WORK INSTRUCTIONS =
Print only the lines from the top of the data through the line with "const yAxisTitle = 'MEAN FORK LENGTH (mm)';", both included, skipping every picture.

DATASET ENTRIES =

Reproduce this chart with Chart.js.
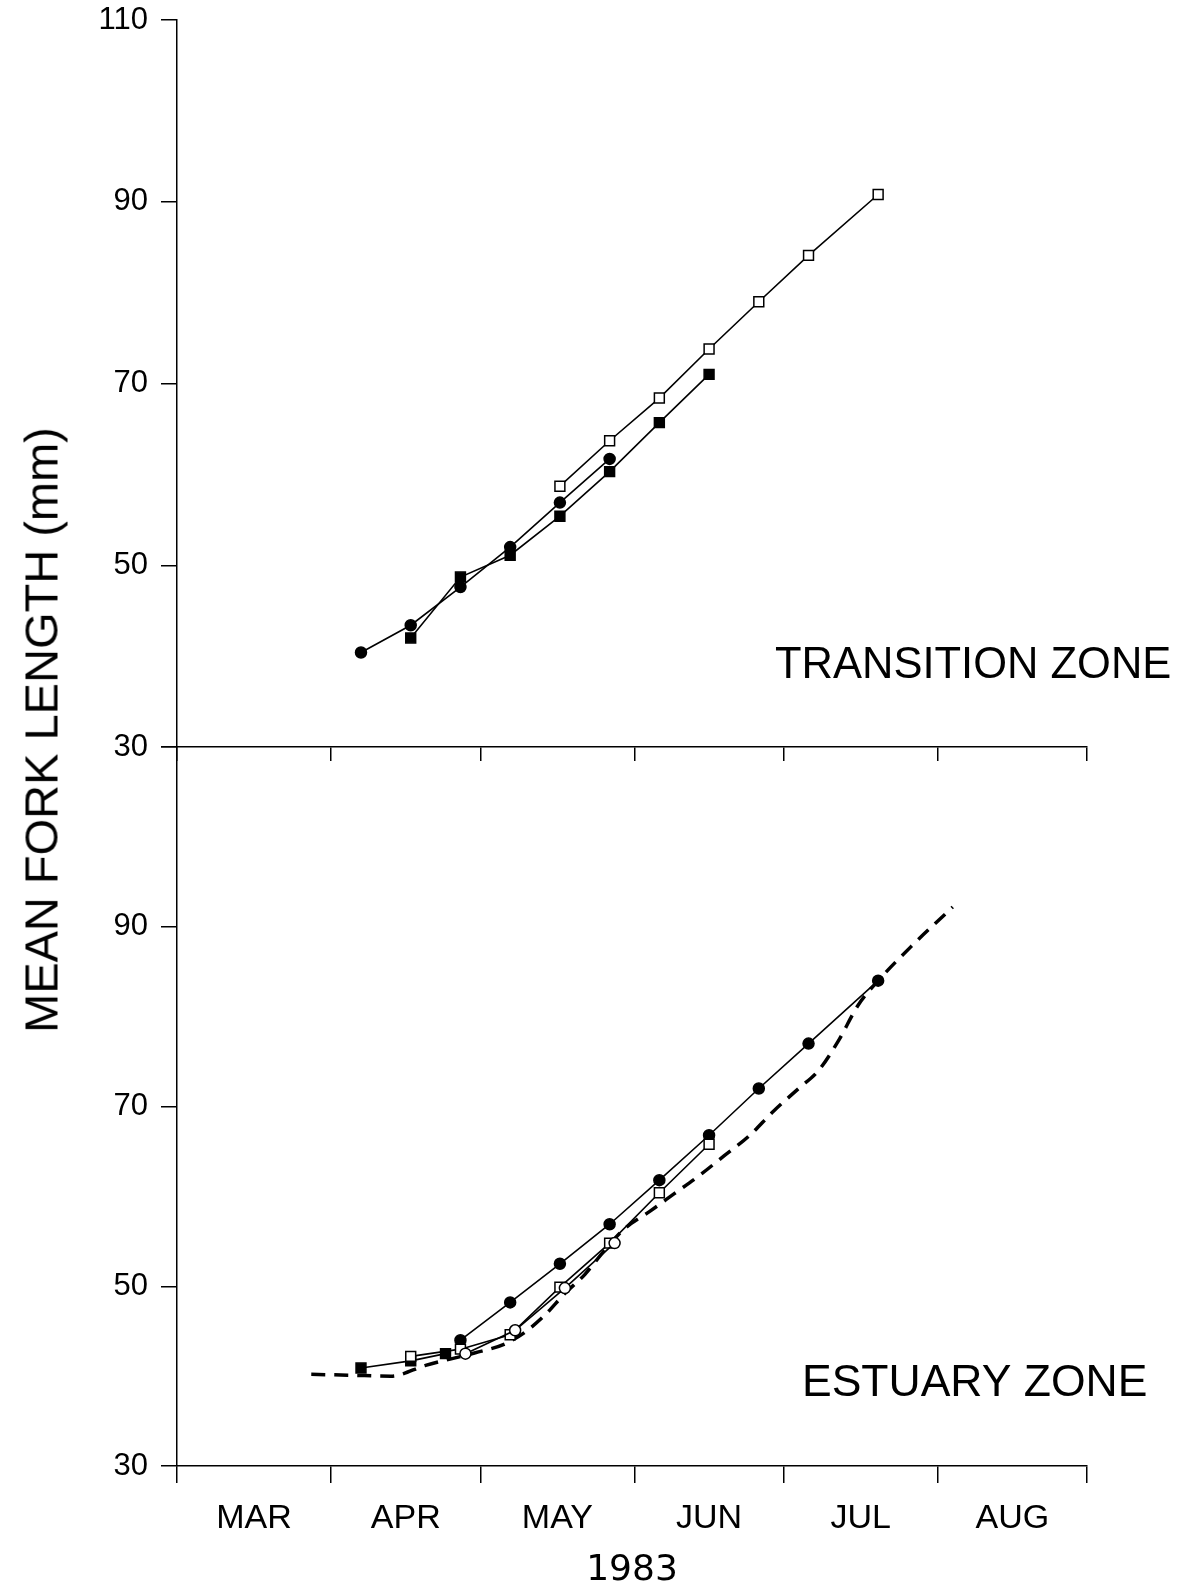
<!DOCTYPE html>
<html><head><meta charset="utf-8">
<script src="https://cdn.jsdelivr.net/npm/chart.js@4.4.1/dist/chart.umd.min.js"></script>
<style>
html,body{margin:0;padding:0;background:#fff;overflow:hidden;width:1188px;height:1582px}
#wrap{position:relative;width:1188px;height:1582px;overflow:hidden}
#c1{position:absolute;left:0;top:0}
#c2{position:absolute;left:0;top:720px}
#ytitle{position:absolute;left:41px;top:730px;transform:translate(-50%,-50%) rotate(-90deg);font:47px "Liberation Sans",Arial,sans-serif;white-space:nowrap;color:#000}
</style></head>
<body><div id="wrap">
<canvas id="c1" width="1188" height="800"></canvas>
<canvas id="c2" width="1188" height="880"></canvas>
<div id="ytitle">MEAN FORK LENGTH (mm)</div>
</div>
<script>
// ---- data (x = days since 1 March 1983, y = mean fork length in mm) ----
const monthNames = ['MAR','APR','MAY','JUN','JUL','AUG'];
const monthStartDays = [0,31,61,92,122,153,183];
const yTickValues = [30,50,70,90,110];
const xAxisTitle = '1983';
const yAxisTitle = 'MEAN FORK LENGTH (mm)';

// Transition zone
const trCircleDays = [37,47,57,67,77,87];
const trCircleLen  = [40.4,43.4,47.6,52.0,56.9,61.7];
const trFilledSqDays = [47,57,67,77,87,97,107];
const trFilledSqLen  = [42.0,48.7,51.1,55.4,60.3,65.7,71.0];
const trOpenSqDays = [77,87,97,107,117,127,141];
const trOpenSqLen  = [58.7,63.7,68.4,73.8,79.0,84.1,90.8];

// Estuary zone
const esCircleDays = [57,67,77,87,97,107,117,127,141];
const esCircleLen  = [44.0,48.2,52.5,56.9,61.8,66.8,72.0,77.0,84.0];
const esOpenSqDays = [47,57,67,77,87,97,107];
const esOpenSqLen  = [42.2,43.0,44.6,49.9,54.8,60.4,65.8];
const esOpenCircleDays = [58,68,78,88];
const esOpenCircleLen  = [42.5,45.1,49.8,54.8];
const esFilledSqDays = [37,47,54];
const esFilledSqLen  = [40.9,41.7,42.5];
const esDashDays = [27,35,43,50,60,66,70,74,78,82,86,90,95,100,105,110,115,120,125,129,133,137,141,148,156];
const esDashLen  = [40.2,40.1,40.0,41.2,42.6,43.6,44.9,46.8,49.2,51.3,54.0,56.4,58.3,60.3,62.3,64.5,66.7,69.5,72.0,74.0,77.3,81.3,84.0,88.0,92.2];

// ---- helpers ----
const FONT = '"Liberation Sans", Arial, sans-serif';
const pts = (xs, ys) => xs.map((x, i) => ({x, y: ys[i]}));
const midDays = monthStartDays.slice(0, -1).map((d, i) => (d + monthStartDays[i + 1]) / 2);
const xTickValues = [...monthStartDays, ...midDays].sort((a, b) => a - b);

function series(data, kind) {
  const filled = kind === 'fc' || kind === 'fs';
  const rect = kind === 'fs' || kind === 'os';
  return {
    data, showLine: true, borderColor: '#000', borderWidth: 1.6, tension: 0,
    pointStyle: rect ? 'rect' : 'circle',
    pointRadius: rect ? 7 : 5.5,
    pointBackgroundColor: filled ? '#000' : '#fff',
    pointBorderColor: '#000', pointBorderWidth: 1.5
  };
}

const zoneLabel = {
  id: 'zoneLabel',
  afterDraw(chart, args, o) {
    const c = chart.ctx; c.save();
    c.font = o.font; c.fillStyle = '#000'; c.textBaseline = 'alphabetic'; c.textAlign = 'left';
    c.fillText(o.text, o.x, o.y); c.restore();
  }
};

function xScale(showLabels, tickLen, axisHeight) {
  return {
    type: 'linear', min: monthStartDays[0], max: monthStartDays[monthStartDays.length - 1],
    afterBuildTicks: ax => { ax.ticks = xTickValues.map(v => ({value: v})); },
    afterFit: ax => { ax.height = axisHeight; ax.paddingLeft = 0; ax.paddingRight = 0; },
    grid: {
      drawOnChartArea: false, drawTicks: true, tickLength: tickLen, lineWidth: 1.5,
      color: c => (c.tick && monthStartDays.includes(c.tick.value)) ? '#000' : 'rgba(0,0,0,0)'
    },
    border: {display: true, color: '#000', width: 1.5},
    ticks: {
      autoSkip: false, maxRotation: 0, minRotation: 0, padding: 15, color: '#000',
      font: {family: FONT, size: 34},
      callback: v => { const i = midDays.indexOf(v); return (showLabels && i >= 0) ? monthNames[i] : ''; }
    },
    title: showLabels ? {display: true, text: xAxisTitle, color: '#000',
      font: {family: '"DejaVu Sans", ' + FONT, size: 36, lineHeight: 1.2}, padding: {top: 0, bottom: 8}} : {display: false}
  };
}

function yScale(hideTop) {
  return {
    type: 'linear', min: 30, max: 110,
    afterBuildTicks: ax => { ax.ticks = yTickValues.map(v => ({value: v})); },
    afterFit: ax => { ax.width = 177; ax.paddingTop = 0; ax.paddingBottom = 0; },
    grid: {drawOnChartArea: false, drawTicks: true, tickLength: 16, color: '#000', lineWidth: 1.5},
    border: {display: true, color: '#000', width: 1.5},
    ticks: {color: '#000', padding: 13, font: {family: FONT, size: 31},
      callback: v => (hideTop && v === 110) ? '' : String(v)}
  };
}

const common = {
  responsive: false, animation: false,
  plugins: {legend: {display: false}, tooltip: {enabled: false}}
};

new Chart(document.getElementById('c1'), {
  type: 'line',
  data: {datasets: [
    series(pts(trOpenSqDays, trOpenSqLen), 'os'),
    series(pts(trCircleDays, trCircleLen), 'fc'),
    series(pts(trFilledSqDays, trFilledSqLen), 'fs')
  ]},
  options: {...common,
    layout: {padding: {top: 20, right: 101, left: 0, bottom: 0}},
    scales: {x: xScale(false, 14, 53), y: yScale(false)},
    plugins: {...common.plugins, zoneLabel: {text: 'TRANSITION ZONE', x: 775, y: 678, font: '43.5px ' + FONT}}
  },
  plugins: [zoneLabel]
});

new Chart(document.getElementById('c2'), {
  type: 'line',
  data: {datasets: [
    series(pts(esOpenCircleDays, esOpenCircleLen), 'oc'),
    series(pts(esOpenSqDays, esOpenSqLen), 'os'),
    series(pts(esCircleDays, esCircleLen), 'fc'),
    series(pts(esFilledSqDays, esFilledSqLen), 'fs'),
    {data: pts(esDashDays, esDashLen), showLine: true, borderColor: '#000', borderWidth: 3.5,
     borderDash: [14, 9], pointRadius: 0, cubicInterpolationMode: 'monotone'}
  ]},
  options: {...common,
    layout: {padding: {top: 27, right: 101, left: 0, bottom: 0}},
    scales: {x: xScale(true, 17, 134), y: yScale(true)},
    plugins: {...common.plugins, zoneLabel: {text: 'ESTUARY ZONE', x: 802, y: 676, font: '44.5px ' + FONT}}
  },
  plugins: [zoneLabel]
});
</script>
</body></html>
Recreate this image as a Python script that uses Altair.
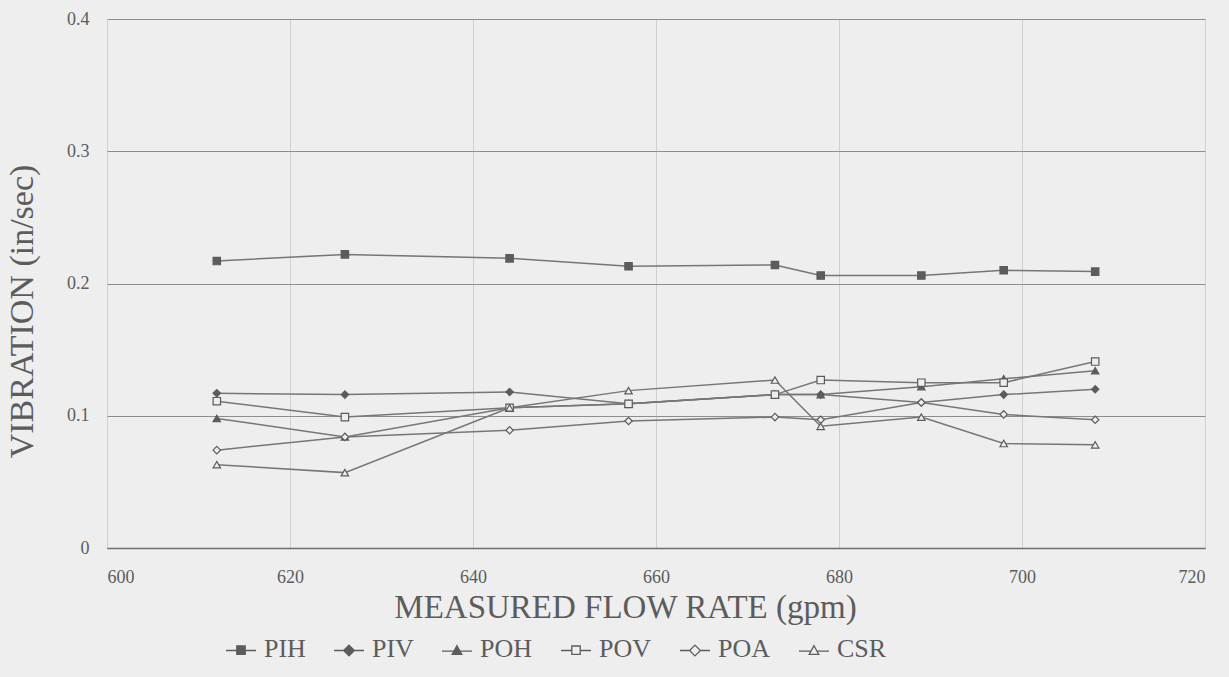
import altair as alt
import pandas as pd

# ---- data ----
flow = [612, 626, 644, 657, 673, 678, 689, 698, 708]
series_names = ["PIH", "PIV", "POH", "POV", "POA", "CSR"]
PIH = [0.217, 0.222, 0.219, 0.213, 0.214, 0.206, 0.206, 0.210, 0.209]
PIV = [0.117, 0.116, 0.118, 0.109, 0.116, 0.116, 0.110, 0.116, 0.120]
POH = [0.098, 0.084, 0.106, 0.109, 0.116, 0.116, 0.122, 0.128, 0.134]
POV = [0.111, 0.099, 0.106, 0.109, 0.116, 0.127, 0.125, 0.125, 0.141]
POA = [0.074, 0.084, 0.089, 0.096, 0.099, 0.097, 0.110, 0.101, 0.097]
CSR = [0.063, 0.057, 0.106, 0.119, 0.127, 0.092, 0.099, 0.079, 0.078]
x_ticks = [600, 620, 640, 660, 680, 700, 720]
y_ticks = [0, 0.1, 0.2, 0.3, 0.4]

rows = []
for name, vals in zip(series_names, [PIH, PIV, POH, POV, POA, CSR]):
    for f, v in zip(flow, vals):
        rows.append({"flow": f, "vib": v, "series": name})
df = pd.DataFrame(rows)

BG = "#eeeeee"
INK = "#5c5c5c"
FONT = "Liberation Serif"

plot_shapes = ["square", "diamond", "triangle-up", "square", "diamond", "triangle-up"]
fills = [INK, INK, INK, BG, BG, BG]
strokes = [INK] * 6
legend_shapes = [
    "M-1,0.1H-0.28M0.28,0.1H1M-0.28,-0.2H0.28V0.36H-0.28Z",
    "M-1,0.1H-0.36M0.36,0.1H1M0,-0.26L0.36,0.1L0,0.46L-0.36,0.1Z",
    "M-1,0.14H-0.2M0.2,0.14H1M0,-0.22L0.32,0.36H-0.32Z",
    "M-1,0.1H-0.28M0.28,0.1H1M-0.28,-0.2H0.28V0.36H-0.28Z",
    "M-1,0.1H-0.36M0.36,0.1H1M0,-0.26L0.36,0.1L0,0.46L-0.36,0.1Z",
    "M-1,0.14H-0.2M0.2,0.14H1M0,-0.22L0.32,0.36H-0.32Z",
]

x_enc = alt.X(
    "flow:Q",
    scale=alt.Scale(domain=[600, 720], nice=False, zero=False),
    axis=alt.Axis(
        values=x_ticks, title="MEASURED FLOW RATE (gpm)", grid=True,
        gridColor="#d0d0d0", gridWidth=1, domainColor="#6e6e6e", domainWidth=1.4,
        ticks=False, labelFont=FONT, labelFontSize=18, labelColor=INK,
        labelPadding=20, titleFont=FONT, titleFontSize=33, titleFontWeight="normal",
        titleColor=INK, titleX=518, titleY=43, titleBaseline="top",
    ),
)
y_enc = alt.Y(
    "vib:Q",
    scale=alt.Scale(domain=[0, 0.4], nice=False),
    axis=alt.Axis(
        values=y_ticks, format="~g", title="VIBRATION (in/sec)", grid=True,
        gridColor="#8e8e8e", gridWidth=1, domain=False, ticks=False,
        labelFont=FONT, labelFontSize=18, labelColor=INK, labelPadding=18,
        titleFont=FONT, titleFontSize=34, titleFontWeight="normal", titleColor=INK,
        titleX=-85, titleY=292, titleBaseline="middle", titleAlign="center",
    ),
)

lines = alt.Chart(df).mark_line(color="#767676", strokeWidth=1.5).encode(
    x=x_enc, y=y_enc, detail="series:N", order="flow:Q"
)

points = alt.Chart(df).mark_point(
    filled=True, stroke=INK, strokeWidth=1.2, size=55, opacity=1
).encode(
    x="flow:Q",
    y="vib:Q",
    shape=alt.Shape("series:N", scale=alt.Scale(domain=series_names, range=plot_shapes), legend=None),
    fill=alt.Fill("series:N", scale=alt.Scale(domain=series_names, range=fills), legend=None),
)

leg = alt.Legend(
    title=None, orient="none", legendX=118, legendY=614, direction="horizontal",
    columns=6, symbolSize=900, symbolStrokeWidth=1.3, symbolStrokeColor=INK,
    labelFont=FONT, labelFontSize=26, labelColor=INK, labelOffset=7,
    columnPadding=25, labelLimit=200,
)

legend_layer = alt.Chart(df).transform_filter("false").mark_point(
    filled=False, strokeWidth=1.3, opacity=1
).encode(
    x="flow:Q",
    y="vib:Q",
    shape=alt.Shape("series:N", scale=alt.Scale(domain=series_names, range=legend_shapes), legend=leg),
    fill=alt.Fill("series:N", scale=alt.Scale(domain=series_names, range=fills), legend=leg),
    stroke=alt.Stroke("series:N", scale=alt.Scale(domain=series_names, range=strokes), legend=leg),
)

chart = (
    alt.layer(lines, points, legend_layer)
    .resolve_scale(shape="independent", fill="independent", stroke="independent")
    .properties(
        width=1098, height=529, background=BG,
        padding={"left": 107, "top": 19, "right": 24, "bottom": 129},
        autosize=alt.AutoSizeParams(type="none"),
    )
    .configure_view(stroke=None)
)

chart.save("out.html", embed_options={"renderer": "svg", "actions": False})
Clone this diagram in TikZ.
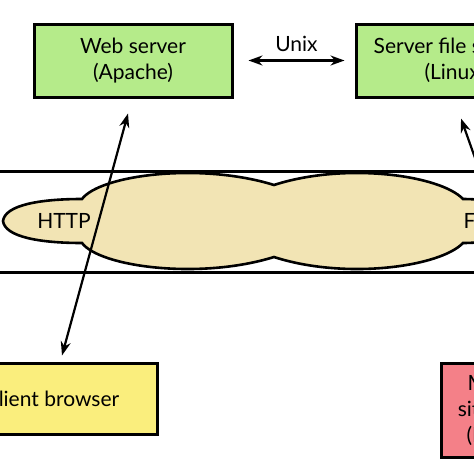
\documentclass[tikz,border=0pt]{standalone}
\usepackage{fontspec}
\setmainfont{Lato}
\usetikzlibrary{arrows.meta}
\tikzset{>=stealth}
\definecolor{servergreen}{RGB}{181,235,138}
\definecolor{clientyellow}{RGB}{250,238,125}
\definecolor{sitered}{RGB}{244,128,136}
\definecolor{netbeige}{RGB}{242,228,180}

\begin{document}
\begin{tikzpicture}[x=1pt, y=-1pt,
	box/.style = {draw, line width=3pt, align=center, inner sep=0pt, font=\fontsize{21}{26}\selectfont},
	link/.style = {<->, > = {Stealth[length=14pt, width=10pt]}, line width=2.2pt}]
	\useasboundingbox (0,0) rectangle (474,474);
	\clip (0,0) rectangle (474,474);
	% the network cloud and its band
	\draw [fill = netbeige, line width=2.6pt] (3,221) .. controls (5,205) and (40,199) .. (82,199)
		.. controls (100,175) and (200,162) .. (274,185)
		.. controls (345,162) and (440,175) .. (463,199)
		.. controls (490,199) and (520,205) .. (522,221)
		.. controls (520,237) and (490,243) .. (463,243)
		.. controls (440,267) and (345,280) .. (274,257)
		.. controls (200,280) and (100,267) .. (82,243)
		.. controls (40,243) and (5,237) .. (3,221) -- cycle;
	\draw [line width=3pt] (0,171) -- (474,171);
	\draw [line width=3pt] (0,272) -- (474,272);
	\node (http) at (64,221) [font=\fontsize{21}{26}\selectfont] {HTTP};
	\node (ftp) at (482,221) [font=\fontsize{21}{26}\selectfont] {FTP};
	% the machines
	\node (web) at (133,60.5) [box, fill = servergreen, minimum width=198pt, minimum height=73pt] {Web server\\(Apache)};
	\node (files) at (455,60.5) [box, fill = servergreen, minimum width=198pt, minimum height=73pt] {Server file system\\(Linux)};
	\node (client) at (52,398.5) [box, fill = clientyellow, minimum width=210pt, minimum height=71pt] {Client browser};
	\node (remote) at (497,410) [box, fill = sitered, minimum width=112pt, minimum height=94pt] {Mirror\\site host\\(Linux)};
	\coordinate (farend) at (548,363);
	% connections
	\draw [link] ([xshift=15pt]web.east) -- node[above=4pt, font=\fontsize{21}{26}\selectfont] (unix) {Unix} ([xshift=-10pt]files.west);
	\draw [link] ([shift={(-5,15)}]web.south) -- ([shift={(10,-6)}]client.north);
	\draw [link] ([shift={(6,20)}]files.south) -- (farend);
\end{tikzpicture}
\end{document}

TASK ANSWER =
Reproduce this chart with Chart.js.
<!DOCTYPE html>
<html><head><meta charset="utf-8">
<script src="https://cdn.jsdelivr.net/npm/chart.js@4.4.1/dist/chart.umd.min.js"></script>
<style>
html,body{margin:0;padding:0;background:#fff;overflow:hidden;width:1188px;height:1582px}
#wrap{position:relative;width:1188px;height:1582px;overflow:hidden}
#c1{position:absolute;left:0;top:0}
#c2{position:absolute;left:0;top:720px}
#ytitle{position:absolute;left:41px;top:730px;transform:translate(-50%,-50%) rotate(-90deg);font:47px "Liberation Sans",Arial,sans-serif;white-space:nowrap;color:#000}
</style></head>
<body><div id="wrap">
<canvas id="c1" width="1188" height="800"></canvas>
<canvas id="c2" width="1188" height="880"></canvas>
<div id="ytitle">MEAN FORK LENGTH (mm)</div>
</div>
<script>
// ---- data (x = days since 1 March 1983, y = mean fork length in mm) ----
const monthNames = ['MAR','APR','MAY','JUN','JUL','AUG'];
const monthStartDays = [0,31,61,92,122,153,183];
const yTickValues = [30,50,70,90,110];
const xAxisTitle = '1983';
const yAxisTitle = 'MEAN FORK LENGTH (mm)';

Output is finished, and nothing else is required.